Knowledge graph enrichment (linking + reversible relations)

The SHKG is enriched by:

  • materializing invertible relationships (adding inverse triples where appropriate),
  • and interlinking to external controlled vocabularies and thesauri via SKOS mapping relations (skos:exactMatch, skos:closeMatch) to align SoilWise concepts with standardized terminologies.

How We Validate the SHKG

Validation follows a structured methodology based on competency questions (CQs) and SPARQL verification with domain-expert review.

Competency question formulation

  • For each selected knowledge segment, we define a corresponding competency question that captures the intended knowledge to be represented.
  • CQs are reviewed by soil scientists to ensure scientific validity and clarity.

SPARQL execution and expert verification

  • Each CQ is translated into a SPARQL query executed against the SHKG.
  • Retrieved results are compared against the original source content to check coverage and correctness.
  • Soil scientists review outputs to ensure the SHKG answers are technically correct and consistent with soil science principles.

This ensures the SHKG’s fidelity to its source material and its reliability for domain-specific querying.

Linking to External Ontologies / Thesauri

A key goal of the SHKG is interoperability with broader semantic resources. The SHKG already includes mappings to established vocabularies and thesauri, enabling cross-resource navigation and reuse of standardized identifiers. A total of 493 concepts were found matching in the following ontologies and thesauri.
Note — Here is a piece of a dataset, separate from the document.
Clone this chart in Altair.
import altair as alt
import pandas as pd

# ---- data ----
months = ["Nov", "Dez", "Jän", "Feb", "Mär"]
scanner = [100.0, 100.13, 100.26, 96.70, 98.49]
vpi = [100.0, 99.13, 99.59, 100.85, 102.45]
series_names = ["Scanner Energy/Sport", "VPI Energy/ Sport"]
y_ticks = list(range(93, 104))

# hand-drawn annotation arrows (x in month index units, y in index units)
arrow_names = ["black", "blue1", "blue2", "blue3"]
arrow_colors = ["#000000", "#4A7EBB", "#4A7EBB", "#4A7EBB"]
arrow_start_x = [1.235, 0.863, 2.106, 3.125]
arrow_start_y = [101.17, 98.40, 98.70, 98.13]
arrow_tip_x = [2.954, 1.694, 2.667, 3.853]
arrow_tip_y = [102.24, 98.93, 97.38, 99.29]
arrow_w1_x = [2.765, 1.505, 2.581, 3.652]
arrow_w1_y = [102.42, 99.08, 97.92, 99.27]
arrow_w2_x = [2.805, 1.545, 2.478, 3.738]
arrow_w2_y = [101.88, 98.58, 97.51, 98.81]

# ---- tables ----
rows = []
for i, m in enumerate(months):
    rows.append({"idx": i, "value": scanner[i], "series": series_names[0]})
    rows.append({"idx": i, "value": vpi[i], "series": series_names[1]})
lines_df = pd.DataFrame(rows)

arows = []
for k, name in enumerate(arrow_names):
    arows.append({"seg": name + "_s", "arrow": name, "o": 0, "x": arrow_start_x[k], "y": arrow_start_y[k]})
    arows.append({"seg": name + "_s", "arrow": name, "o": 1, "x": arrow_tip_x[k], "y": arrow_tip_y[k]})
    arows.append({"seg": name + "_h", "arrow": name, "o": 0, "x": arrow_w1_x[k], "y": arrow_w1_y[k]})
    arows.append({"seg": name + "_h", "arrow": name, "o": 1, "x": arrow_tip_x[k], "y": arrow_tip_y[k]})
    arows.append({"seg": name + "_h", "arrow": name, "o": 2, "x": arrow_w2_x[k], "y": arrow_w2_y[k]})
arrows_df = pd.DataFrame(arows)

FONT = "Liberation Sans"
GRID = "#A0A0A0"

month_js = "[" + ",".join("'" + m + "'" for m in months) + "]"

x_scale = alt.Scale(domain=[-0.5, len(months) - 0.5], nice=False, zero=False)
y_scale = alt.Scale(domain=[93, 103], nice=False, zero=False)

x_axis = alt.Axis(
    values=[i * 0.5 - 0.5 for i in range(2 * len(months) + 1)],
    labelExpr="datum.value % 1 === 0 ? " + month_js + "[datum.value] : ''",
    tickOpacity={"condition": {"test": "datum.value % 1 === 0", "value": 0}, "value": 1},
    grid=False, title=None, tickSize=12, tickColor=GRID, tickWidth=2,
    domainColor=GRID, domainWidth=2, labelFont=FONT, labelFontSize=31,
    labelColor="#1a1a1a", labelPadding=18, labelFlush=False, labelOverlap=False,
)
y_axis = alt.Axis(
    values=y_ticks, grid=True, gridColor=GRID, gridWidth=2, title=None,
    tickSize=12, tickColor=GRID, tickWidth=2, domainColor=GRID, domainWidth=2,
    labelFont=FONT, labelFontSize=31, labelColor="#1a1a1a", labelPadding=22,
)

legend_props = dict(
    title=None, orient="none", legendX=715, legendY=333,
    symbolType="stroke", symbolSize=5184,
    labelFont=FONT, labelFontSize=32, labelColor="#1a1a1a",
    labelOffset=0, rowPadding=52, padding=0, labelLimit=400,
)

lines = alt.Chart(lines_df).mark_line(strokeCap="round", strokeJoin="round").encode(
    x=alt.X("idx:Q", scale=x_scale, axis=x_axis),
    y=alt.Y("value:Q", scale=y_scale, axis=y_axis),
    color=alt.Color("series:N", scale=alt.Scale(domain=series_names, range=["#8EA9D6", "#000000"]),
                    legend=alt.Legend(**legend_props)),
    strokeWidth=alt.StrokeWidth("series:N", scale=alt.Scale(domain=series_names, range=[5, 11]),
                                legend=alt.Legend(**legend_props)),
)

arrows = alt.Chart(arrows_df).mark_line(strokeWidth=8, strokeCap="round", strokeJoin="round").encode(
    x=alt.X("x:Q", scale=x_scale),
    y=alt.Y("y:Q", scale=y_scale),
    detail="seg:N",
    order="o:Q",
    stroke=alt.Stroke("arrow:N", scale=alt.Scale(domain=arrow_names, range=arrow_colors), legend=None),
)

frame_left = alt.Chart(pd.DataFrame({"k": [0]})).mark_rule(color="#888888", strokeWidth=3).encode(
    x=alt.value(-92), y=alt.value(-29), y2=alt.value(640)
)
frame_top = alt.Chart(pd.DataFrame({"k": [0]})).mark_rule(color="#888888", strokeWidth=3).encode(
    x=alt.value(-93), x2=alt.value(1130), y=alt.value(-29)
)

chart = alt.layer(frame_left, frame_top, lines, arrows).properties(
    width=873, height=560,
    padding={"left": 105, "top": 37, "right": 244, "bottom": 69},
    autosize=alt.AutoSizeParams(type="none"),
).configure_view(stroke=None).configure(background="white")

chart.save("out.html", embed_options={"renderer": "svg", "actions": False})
Currently linked resources include:

Linking is implemented using SKOS mapping properties (primarily skos:exactMatch and skos:closeMatch) based on label matching rules.
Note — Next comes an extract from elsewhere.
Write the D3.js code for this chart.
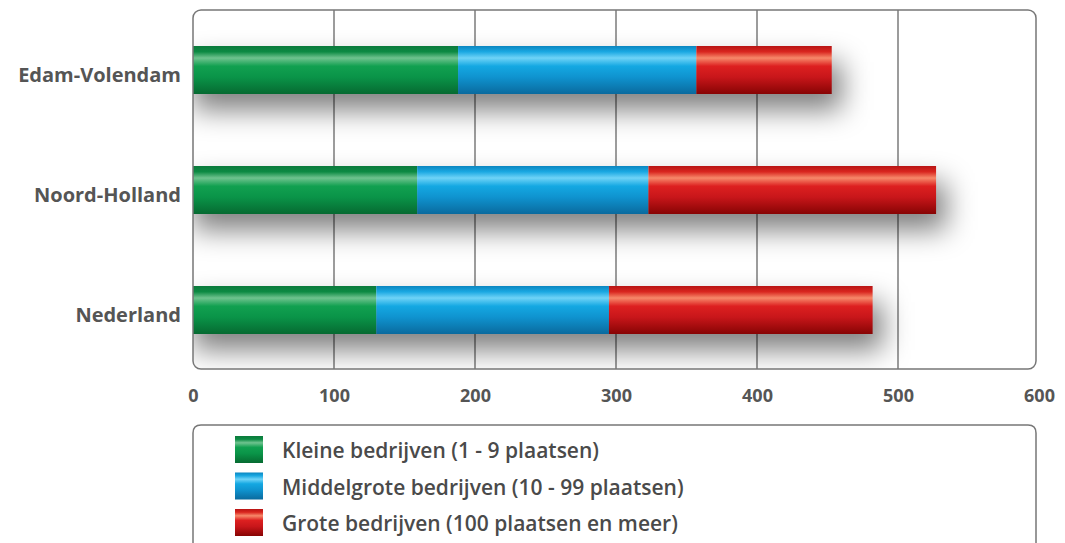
<!DOCTYPE html>
<html>
<head>
<meta charset="utf-8">
<script src="https://cdn.jsdelivr.net/npm/d3@7"></script>
<style>
  body { margin: 0; background: #fff; }
  text { font-family: "Open Sans", sans-serif; }
</style>
</head>
<body>
<div id="chart"></div>
<script>
// data
var regions = ["Edam-Volendam", "Noord-Holland", "Nederland"];
var kleine = [188, 159, 130];
var middelgroot = [169, 164, 165];
var groot = [96, 204, 187];
var seriesKeys = ["kleine", "middel", "groot"];
var seriesLabels = [
    "Kleine bedrijven (1 - 9 plaatsen)",
    "Middelgrote bedrijven (10 - 99 plaatsen)",
    "Grote bedrijven (100 plaatsen en meer)"
];
var xTicks = [0, 100, 200, 300, 400, 500, 600];

var svgWidth = 1065, svgHeight = 543;
var plot = { left: 193, right: 1036, top: 10, bottom: 369 };

var svg = d3.select("#chart").append("svg")
    .attr("width", svgWidth)
    .attr("height", svgHeight);

var defs = svg.append("defs");

// bar gradients: dark rim, light stripe, main colour, dark bottom
var gradStops = {
    kleine: ["#0b7a3c", "#0c8a43", "#6fc38f", "#11a050", "#0a9448", "#066a31"],
    middel: ["#0b86c0", "#1aa8e2", "#6fd3f7", "#14a8e2", "#0f93cf", "#0a6a9e"],
    groot:  ["#b81414", "#d9261f", "#f7896a", "#dd2020", "#c8161a", "#870404"]
};
var stopPos = [0, 0.12, 0.25, 0.42, 0.65, 1];
seriesKeys.forEach(function(k) {
    var g = defs.append("linearGradient")
        .attr("id", "grad-" + k)
        .attr("x1", 0).attr("y1", 0).attr("x2", 0).attr("y2", 1);
    gradStops[k].forEach(function(c, i) {
        g.append("stop").attr("offset", stopPos[i]).attr("stop-color", c);
    });
});

// soft drop shadow under the bars
var shadow = defs.append("filter").attr("id", "shadow")
    .attr("filterUnits", "userSpaceOnUse")
    .attr("x", 100).attr("y", -50).attr("width", 1000).attr("height", 500);
shadow.append("feGaussianBlur").attr("in", "SourceGraphic").attr("stdDeviation", 14);

var plotClip = defs.append("clipPath").attr("id", "plotclip");
plotClip.append("rect")
    .attr("x", plot.left).attr("y", plot.top)
    .attr("width", plot.right - plot.left).attr("height", plot.bottom - plot.top)
    .attr("rx", 8);

// scales
var xScale = d3.scaleLinear().domain([0, 600]).range([plot.left, 1039]);
var yScale = d3.scaleBand().domain(regions)
    .range([plot.top, plot.bottom + 1])
    .paddingInner(0.6).paddingOuter(0.3);

// plot frame
svg.append("rect")
    .attr("x", plot.left).attr("y", plot.top)
    .attr("width", plot.right - plot.left).attr("height", plot.bottom - plot.top)
    .attr("rx", 8)
    .attr("fill", "#fff");

// stack the data
var tableData = regions.map(function(r, i) {
    return { region: r, kleine: kleine[i], middel: middelgroot[i], groot: groot[i] };
});
var stacked = d3.stack().keys(seriesKeys)(tableData);

// gridlines
svg.append("g").selectAll("line")
    .data(xTicks.filter(function(d) { return d > 0 && d < 600; }))
    .enter().append("line")
    .attr("x1", function(d) { return xScale(d); })
    .attr("x2", function(d) { return xScale(d); })
    .attr("y1", plot.top).attr("y2", plot.bottom)
    .attr("stroke", "#5a5a5a").attr("stroke-width", 1.2);

// shadows
svg.append("g").attr("clip-path", "url(#plotclip)")
    .append("g").attr("filter", "url(#shadow)")
    .selectAll("rect")
    .data(tableData)
    .enter().append("rect")
    .attr("x", plot.left)
    .attr("y", function(d) { return yScale(d.region) + 16; })
    .attr("width", function(d) { return xScale(d.kleine + d.middel + d.groot) - plot.left + 10; })
    .attr("height", yScale.bandwidth())
    .attr("fill", "#000")
    .attr("fill-opacity", 0.5);

// bars
var layers = svg.append("g").selectAll("g")
    .data(stacked)
    .enter().append("g")
    .attr("fill", function(d) { return "url(#grad-" + d.key + ")"; });

layers.selectAll("rect")
    .data(function(d) { return d; })
    .enter().append("rect")
    .attr("x", function(d) { return xScale(d[0]); })
    .attr("y", function(d) { return yScale(d.data.region); })
    .attr("width", function(d) { return xScale(d[1]) - xScale(d[0]); })
    .attr("height", yScale.bandwidth());

// frame stroke on top
svg.append("rect")
    .attr("x", plot.left).attr("y", plot.top)
    .attr("width", plot.right - plot.left).attr("height", plot.bottom - plot.top)
    .attr("rx", 8)
    .attr("fill", "none")
    .attr("stroke", "#777").attr("stroke-width", 1.5);

// x axis labels
var bottomAxis = d3.axisBottom(xScale).tickValues(xTicks).tickSize(0).tickPadding(20);
var xAxisG = svg.append("g")
    .attr("transform", "translate(0," + plot.bottom + ")")
    .call(bottomAxis);
xAxisG.select(".domain").remove();
xAxisG.selectAll("text")
    .attr("font-family", "Open Sans, sans-serif")
    .attr("font-size", 18).attr("font-weight", 700)
    .attr("fill", "#555");

// y axis labels
var leftAxis = d3.axisLeft(yScale).tickSize(0).tickPadding(12);
var yAxisG = svg.append("g")
    .attr("transform", "translate(" + plot.left + ",0)")
    .call(leftAxis);
yAxisG.select(".domain").remove();
yAxisG.selectAll("text")
    .attr("dy", "0.62em")
    .attr("font-family", "Open Sans, sans-serif")
    .attr("font-size", 20).attr("font-weight", 700)
    .attr("fill", "#555");

// legend box (runs off the bottom edge)
svg.append("path")
    .attr("d", "M193,560 L193,433 Q193,425 201,425 L1028,425 Q1036,425 1036,433 L1036,560")
    .attr("fill", "#fff")
    .attr("stroke", "#777").attr("stroke-width", 1.5);

var legend = svg.append("g").selectAll("g")
    .data(seriesKeys)
    .enter().append("g")
    .attr("transform", function(d, i) { return "translate(235," + (436 + i * 36.5) + ")"; });

legend.append("rect")
    .attr("width", 28).attr("height", 27)
    .attr("fill", function(d) { return "url(#grad-" + d + ")"; });

legend.append("text")
    .attr("x", 47).attr("y", 22)
    .attr("font-size", 21).attr("font-weight", 600)
    .attr("fill", "#4a4a4a")
    .text(function(d, i) { return seriesLabels[i]; });
</script>
</body>
</html>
SHKG as the Semantic Backbone of the SoilWise Data & Knowledge Hub

Info

Access point: https://voc.soilwise-he.containers.wur.nl/

Technology: VocView

The SHKG is designed to act as the semantic anchor that connects SoilWise resources and external assets into one coherent discovery experience.

Integration with SoilWise metadata

SoilWise also maintains an RDF representation of harvested metadata (a “metadata knowledge graph”). The SHKG connects to this metadata graph primarily via ​keyword matching​, where SHKG concepts serve as controlled keywords that are matched to keywords in harvested metadata records, creating bidirectional links between the two graphs.

What this enables

By using the SHKG as backbone, the SoilWise hub can:

  • provide a soil health thesaurus-like entry point to concepts and their relationships,
  • act as a gateway to multiple external vocabularies through SHKG mappings,
  • and connect concepts directly to relevant SoilWise knowledge assets (papers, datasets, outputs) that mention or use these concepts.
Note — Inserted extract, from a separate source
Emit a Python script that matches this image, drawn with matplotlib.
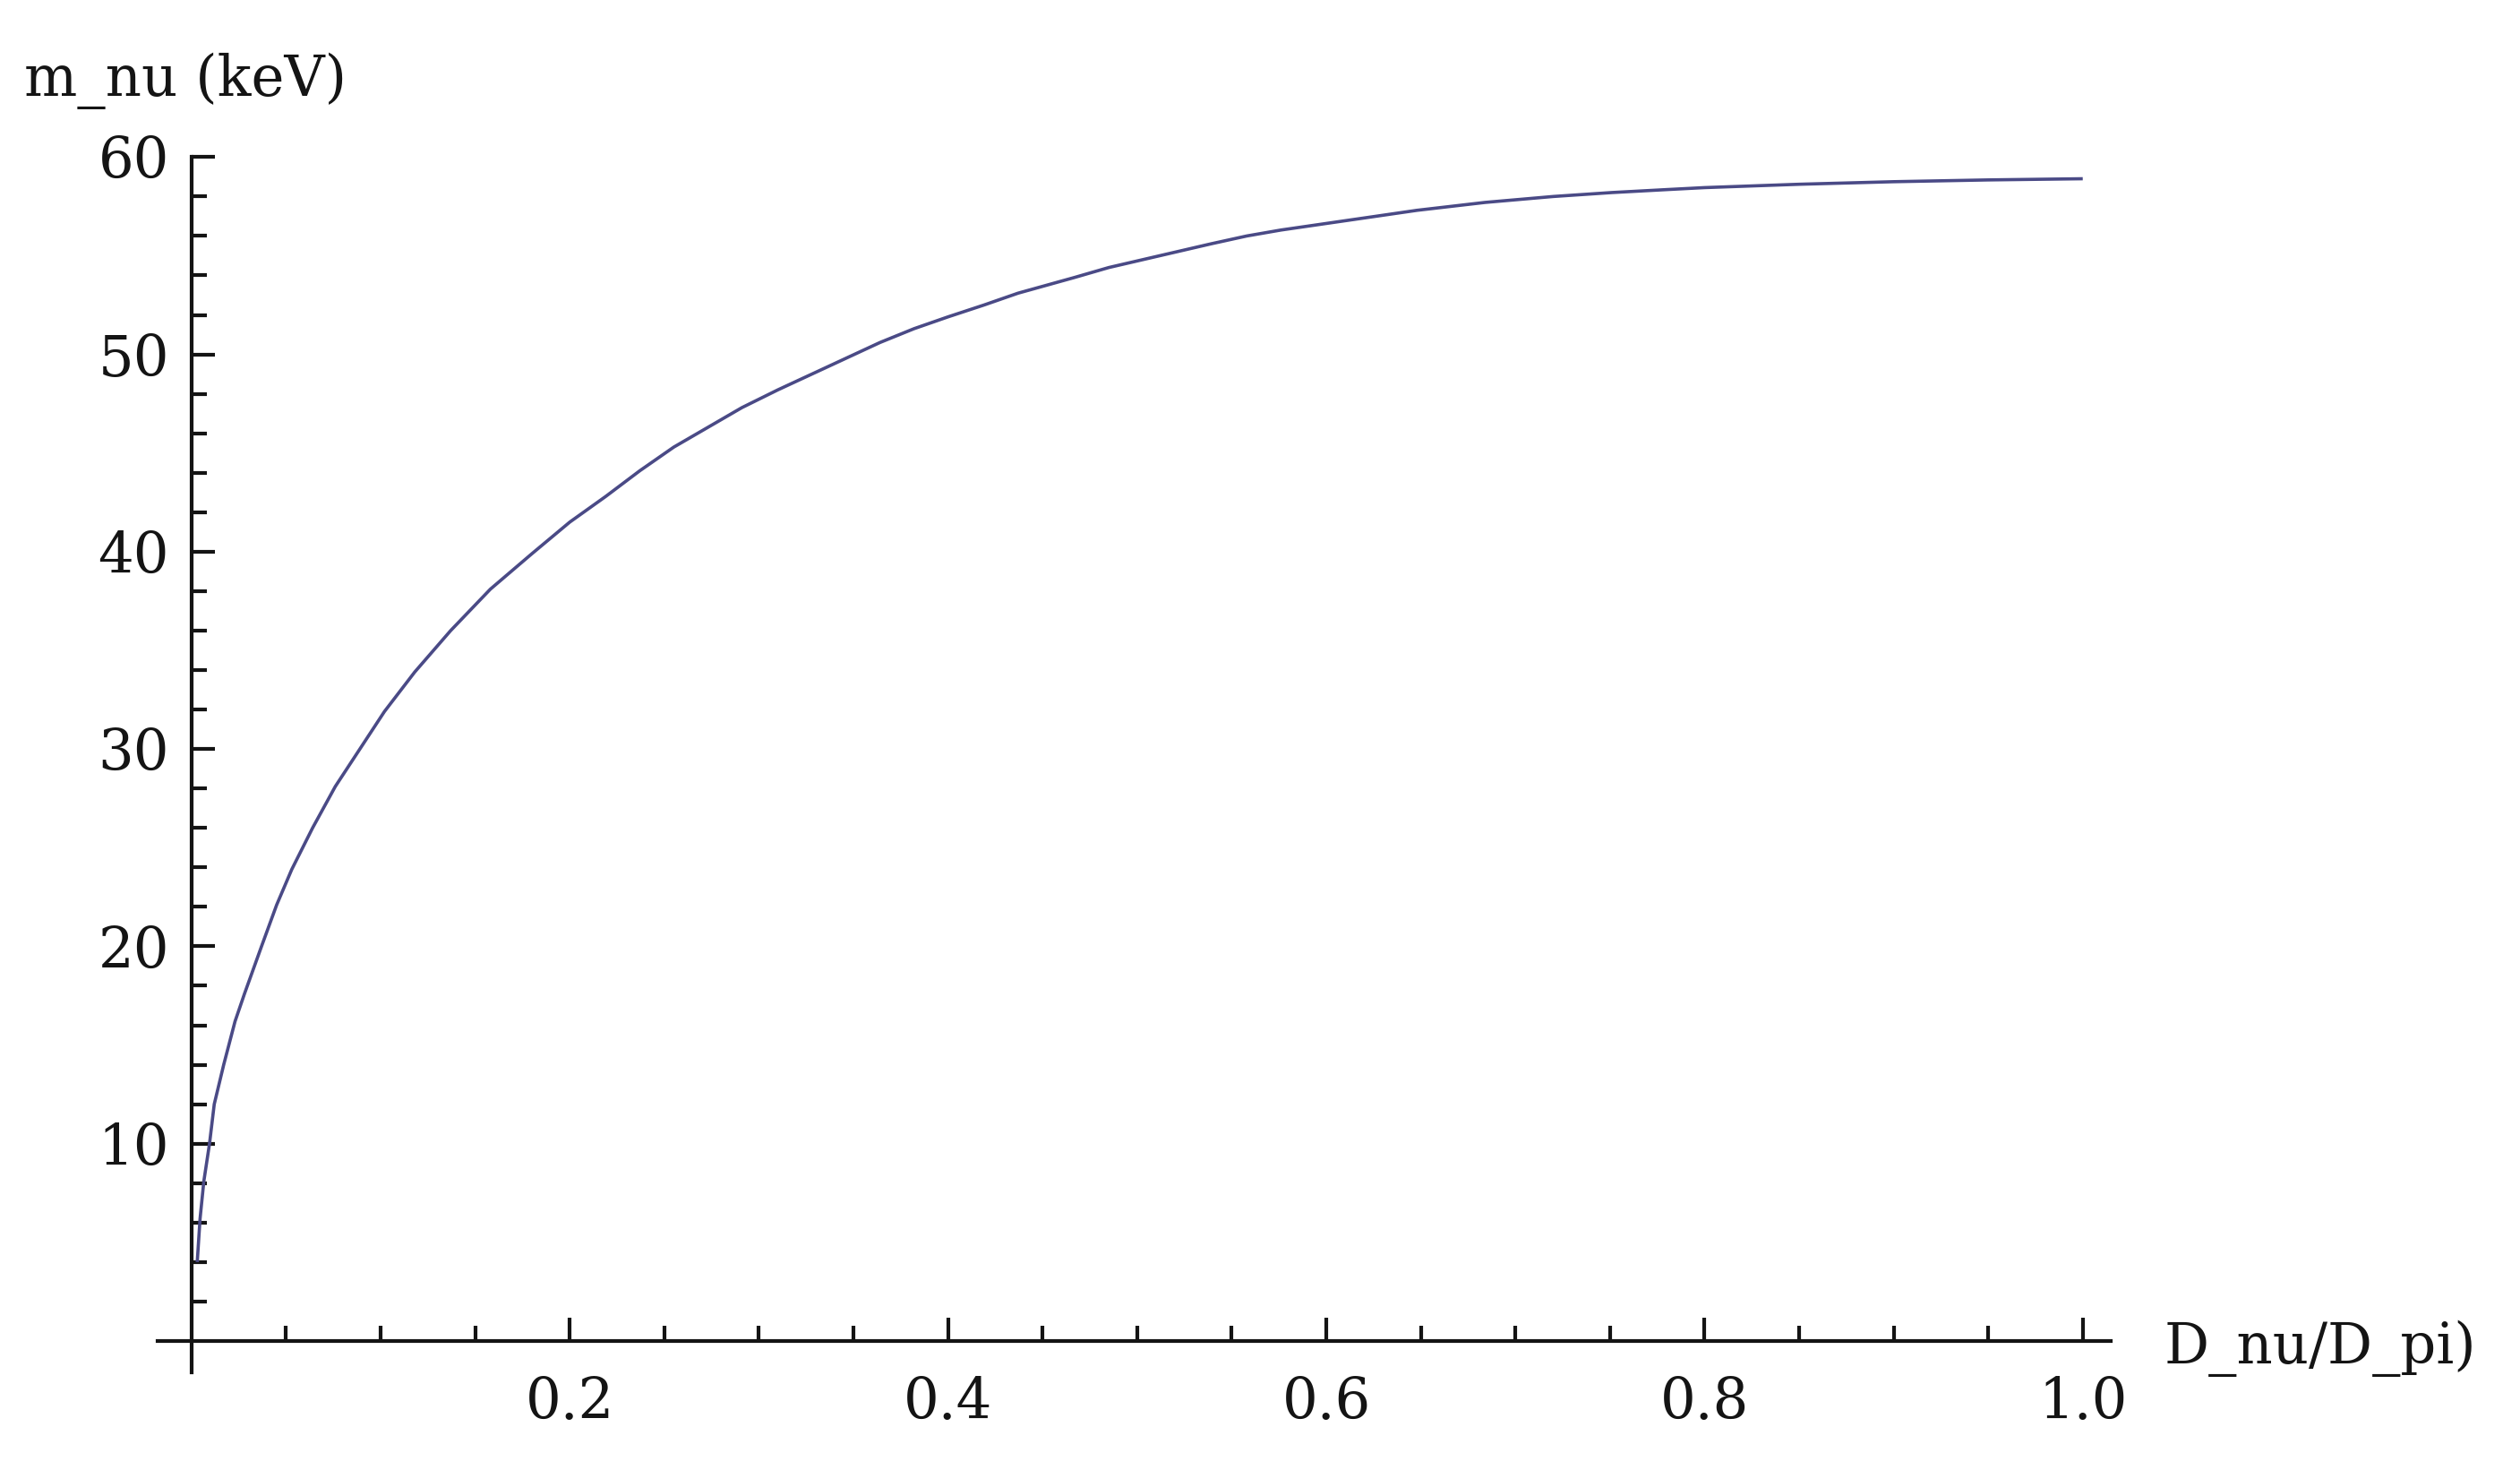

Feedback loop for enrichment

The integration also supports iterative improvement of the SHKG:

  • unmatched metadata terms can be cataloged as candidate concepts,
  • domain experts can review and prioritize them for future inclusion—helping identify coverage gaps and guide enrichment.

Accessing the Soil Health Knowledge Graph

Depending on your needs (human exploration, application integration, bulk reuse), there are multiple ways to access the SHKG:

  1. SPARQL endpoint (query access)
  2. GitHub repository (pipeline + sources + releases)
  3. Ontology/portal publication (browsing & reuse)
  4. Resolved URI documentation (human-readable URI resolution)
  5. Archived release / DOI (citation & reproducibility)

SoilVoc

Info

Access point: https://soilwise-he.github.io/soil-vocabs/

Technology: SKOS

SoilVoc (SoilWise Vocabulary Browser) is a SKOS-based soil science thesaurus designed to connect soil knowledge with soil data. Today, knowledge-centric resources (like SHKG) and data-centric resources (used for describing and annotating soil observations) often evolve in parallel and remain poorly connected, limiting discovery and interoperability.

SoilVoc bridges this gap by linking soil properties with the procedures underlying those properties, and by enforcing a rigorous, transparent hierarchy that enables controllable navigation from abstract concepts to concrete properties and their procedures. This will strengthen SoilWise’s semantic backbone and improves end-to-end discovery from concepts to data and outputs.